Understanding the Impact of Electrode Potential on AXAFS in Platinum-Based Electrocatalysts

The study of atomic environments in electrocatalysts, particularly those involving platinum (Pt), has revealed that the amplitude of the Atomic X-ray Absorption Fine Structure (AXAFS) is significantly influenced by the applied electrode potential. As the potential increases from 0.00 to 0.54 V and further to 0.74 V, researchers observe an increase in AXAFS amplitude. This relationship has been modeled using the FEFF7 code, which calculates variations in the atomic structure and charge distribution of a Pt cluster, suggesting a charge of approximately 0.05 electrons per surface Pt atom.

However, the interpretation of AXAFS variations remains a topic of debate within the scientific community. The FEFF code employs a muffin-tin approximation for atomic potentials, assuming spherical potentials within a defined radius and negligible values outside of it. While modifications to this model have been proposed to better represent AXAFS features, critics argue that these adjustments do not fully address the limitations of the muffin-tin approximation. Additionally, the chosen Fourier filtering range for data analysis may overlap with signals from neighboring oxygen atoms, complicating the interpretation of results at higher potentials.

In studying platinum-based electrocatalysts, the adsorption of hydrogen and oxide formation significantly affects the X-ray Absorption Spectroscopy (XAS) data, particularly at the Pt L3 edge. The analysis reveals that the dispersion of Pt atoms within typically sized particles (1-5 nm) plays a critical role in how adsorbates influence the spectra. For these particles, the coordination number obtained from Extended X-ray Absorption Fine Structure (EXAFS) data indicates the presence of adsorbates without causing significant restructuring of the metal particle. Low coordination numbers can complicate data fitting processes, highlighting the importance of accurate sample preparation.
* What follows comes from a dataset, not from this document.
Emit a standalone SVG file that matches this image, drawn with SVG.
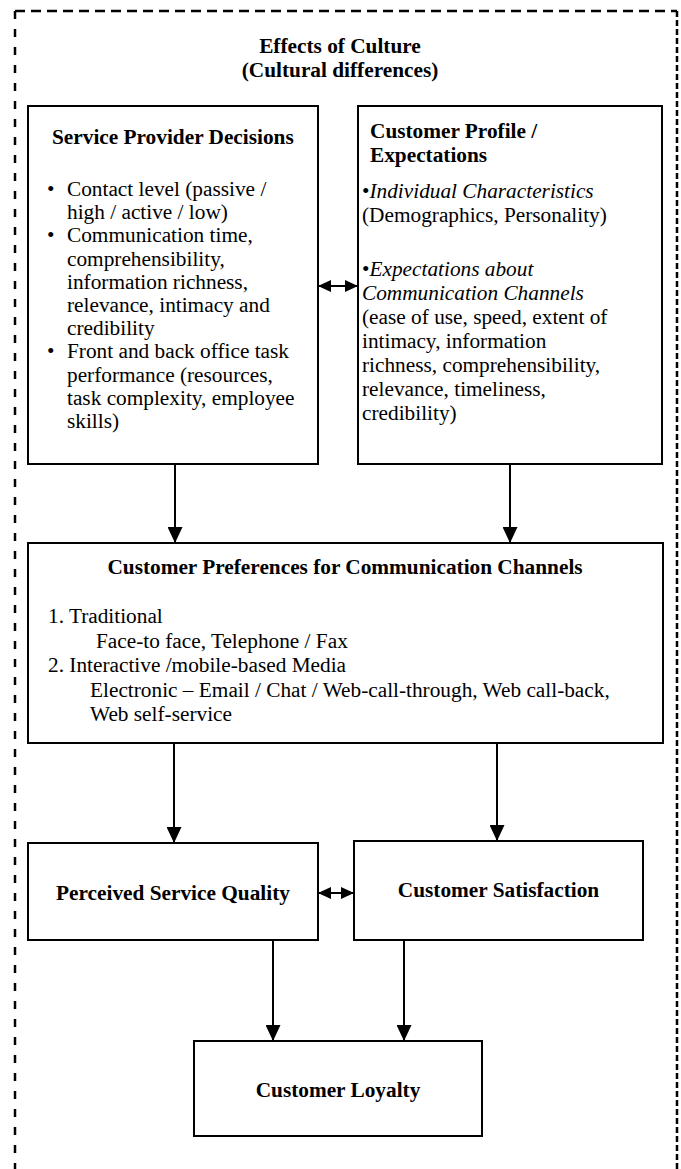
<svg xmlns="http://www.w3.org/2000/svg" width="681" height="1169" viewBox="0 0 681 1169">
<style>
text{font-family:"Liberation Serif","Times New Roman",serif;font-size:21.3px;fill:#000}
.b{font-weight:bold}
.i{font-style:italic}
.c{text-anchor:middle}
.box{fill:#fff;stroke:#000;stroke-width:2}
.ln{fill:none;stroke:#000;stroke-width:2}
.dash{fill:none;stroke:#000;stroke-width:2.5}
</style>
<defs>
<marker id="ah" viewBox="0 0 16 15" refX="16" refY="7.5" markerWidth="16" markerHeight="15" markerUnits="userSpaceOnUse" orient="auto">
<path d="M0,0 L16,7.5 L0,15 Z" fill="#000"/>
</marker>
<marker id="ah2" viewBox="0 0 13 12" refX="13" refY="6" markerWidth="13" markerHeight="12" markerUnits="userSpaceOnUse" orient="auto-start-reverse">
<path d="M0,0 L13,6 L0,12 Z" fill="#000"/>
</marker>
</defs>
<rect width="681" height="1169" fill="#fff"/>
<g id="frame">
<line class="dash" x1="15" y1="11" x2="677" y2="11" stroke-dasharray="10 6"/>
<line class="dash" x1="15" y1="11" x2="15" y2="1169" stroke-dasharray="8 10"/>
<line class="dash" x1="677" y1="11" x2="677" y2="1169" stroke-dasharray="6 3"/>
<text class="b c" x="340" y="53">Effects of Culture</text>
<text class="b c" x="340" y="77">(Cultural differences)</text>
</g>
<g id="connectors">
<line class="ln" x1="175" y1="464" x2="175" y2="543" marker-end="url(#ah)"/>
<line class="ln" x1="510" y1="464" x2="510" y2="543" marker-end="url(#ah)"/>
<line class="ln" x1="174" y1="743" x2="174" y2="843" marker-end="url(#ah)"/>
<line class="ln" x1="497" y1="743" x2="497" y2="841" marker-end="url(#ah)"/>
<line class="ln" x1="273" y1="940" x2="273" y2="1041" marker-end="url(#ah)"/>
<line class="ln" x1="404" y1="940" x2="404" y2="1041" marker-end="url(#ah)"/>
<line class="ln" x1="318" y1="286" x2="358" y2="286" marker-start="url(#ah2)" marker-end="url(#ah2)"/>
<line class="ln" x1="318" y1="893" x2="354" y2="893" marker-start="url(#ah2)" marker-end="url(#ah2)"/>
</g>
<g id="service-provider">
<rect class="box" x="28" y="106" width="290" height="358"/>
<text class="b" x="52" y="144">Service Provider Decisions</text>
<text x="47" y="196">•</text><text x="67" y="196">Contact level (passive /</text>
<text x="67" y="219">high / active / low)</text>
<text x="47" y="242">•</text><text x="67" y="242">Communication  time,</text>
<text x="67" y="266">comprehensibility,</text>
<text x="67" y="289">information richness,</text>
<text x="67" y="312">relevance, intimacy and</text>
<text x="67" y="335">credibility</text>
<text x="47" y="358">•</text><text x="67" y="358">Front and back office task</text>
<text x="67" y="382">performance (resources,</text>
<text x="67" y="405">task complexity, employee</text>
<text x="67" y="428">skills)</text>
</g>
<g id="customer-profile">
<rect class="box" x="358" y="106" width="304" height="358"/>
<text class="b" x="370" y="138">Customer Profile /</text>
<text class="b" x="370" y="162">Expectations</text>
<text x="362" y="198">•<tspan class="i">Individual Characteristics</tspan></text>
<text x="362" y="222">(Demographics, Personality)</text>
<text x="362" y="276">•<tspan class="i">Expectations about</tspan></text>
<text class="i" x="362" y="300">Communication Channels</text>
<text x="362" y="324">(ease of use, speed, extent of</text>
<text x="362" y="348">intimacy, information</text>
<text x="362" y="372">richness, comprehensibility,</text>
<text x="362" y="396">relevance, timeliness,</text>
<text x="362" y="420">credibility)</text>
</g>
<g id="preferences">
<rect class="box" x="28" y="543" width="635" height="200"/>
<text class="b c" x="345" y="574">Customer Preferences for Communication Channels</text>
<text x="48" y="623">1. Traditional</text>
<text x="96" y="648">Face-to face, Telephone / Fax</text>
<text x="48" y="672">2. Interactive /mobile-based Media</text>
<text x="90" y="697">Electronic – Email / Chat / Web-call-through, Web call-back,</text>
<text x="90" y="721">Web self-service</text>
</g>
<g id="quality">
<rect class="box" x="28" y="843" width="290" height="97"/>
<text class="b c" x="173" y="900">Perceived Service Quality</text>
</g>
<g id="satisfaction">
<rect class="box" x="354" y="841" width="289" height="99"/>
<text class="b c" x="498.5" y="897">Customer Satisfaction</text>
</g>
<g id="loyalty">
<rect class="box" x="194" y="1041" width="288" height="95"/>
<text class="b c" x="338" y="1097">Customer Loyalty</text>
</g>
</svg>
To enhance the reliability of parameters associated with Pt-adsorbate bonds, it is crucial to collect XAS data under optimized conditions. This includes ensuring that any excess adsorbate is removed from the sample prior to analysis. Such meticulous approaches have been applied in investigations of underpotential deposition (upd) of various elements, including copper (Cu), on Pt/C electrocatalysts. Studies like those conducted by McBreen and colleagues have shown that controlling the environment around the electrocatalyst, such as excluding oxygen, helps maintain the integrity of the underpotential deposited layer.

These findings underscore the complexity of analyzing and interpreting the interactions between adsorbates and platinum in electrocatalytic systems. Understanding these dynamics not only aids in elucidating the fundamental processes at play in electrocatalysts but also contributes to the development of more efficient materials for energy conversion and storage applications.